Nov. 20th, 2016

zhemao: (Default)
[personal profile] zhemao

In my ongoing quest to use up the rest of my coconut milk, here's another experimental recipe. Even though this is a more western-style dish, it still has an Asian twist. It's unlikely you would find anything like this in an Italian restaurant.


Ingredients:



  • Spaghetti

  • Italian sausages

  • Sliced Crimini mushrooms

  • Garlic

  • Vegetable oil (or olive oil)

  • Rice wine

  • Coconut milk

  • Dashi stock

  • Soy sauce

  • Tomato paste

  • Salt

  • Scallions


Directions:



  1. Start preparing the sauce by combining equal parts coconut milk and dashi stock.
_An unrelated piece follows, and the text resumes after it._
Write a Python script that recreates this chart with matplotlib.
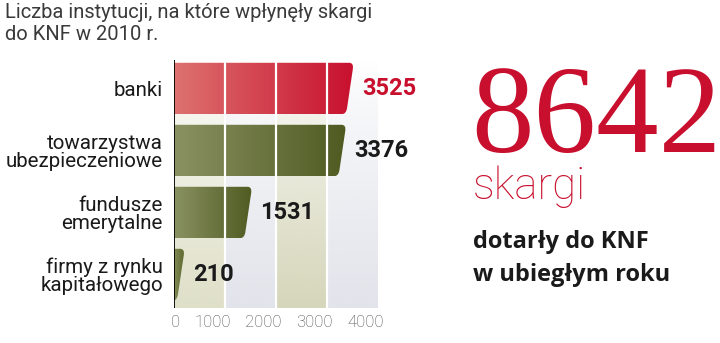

I make mine from scratch using dried kombu, but you can also use store-bought instant dashi powder. If you don't have either, you can skip it and just use water, but I think it adds a bit of savoriness.

  2. Pour in a bit of soy sauce and add a spoonful of tomato paste. Stir to mix evenly.

  3. Slice the sausages and chop up a clove of garlic. Give the mushrooms a rinse and then drain thoroughly.

  4. Heat up the pan on medium heat, then add oil and toss in the sausages, mushroom, and garlic.

  5. Stir fry the ingredients until the sausages start to brown, then add in a bit of rice wine to deglaze the pan.

  6. Add the sauce and some water if necessary.

  7. Turn the heat to medium low, cover, and let it simmer until the sausage and mushroom are cooked through, then turn off the heat. Err on the side of undercooking, since we'll heat it up again later.

  8. Cook the spaghetti in salted water. Cook it for a minute less than it says on the package, since we will finish it cooking in the sauce.

  9. Once the spaghetti is done, drain and rinse with cold water.

  10. Put the pan with the sauce back on medium high heat and then add the spaghetti.

  11. Stir well and reduce the sauce. Then turn off the heat and serve on a plate.

  12. Top the spaghetti with some green onions.


So there you have it. I was actually quite surprised at how well this turned out. The coconut milk gives the sauce a creamier consistency without using any dairy (for all my fellow lactose intolerants out there) and the dashi and soy sauce add a hint of savory Asian flavor. You could also try adding some parmesan cheese or dried chili pepper on top.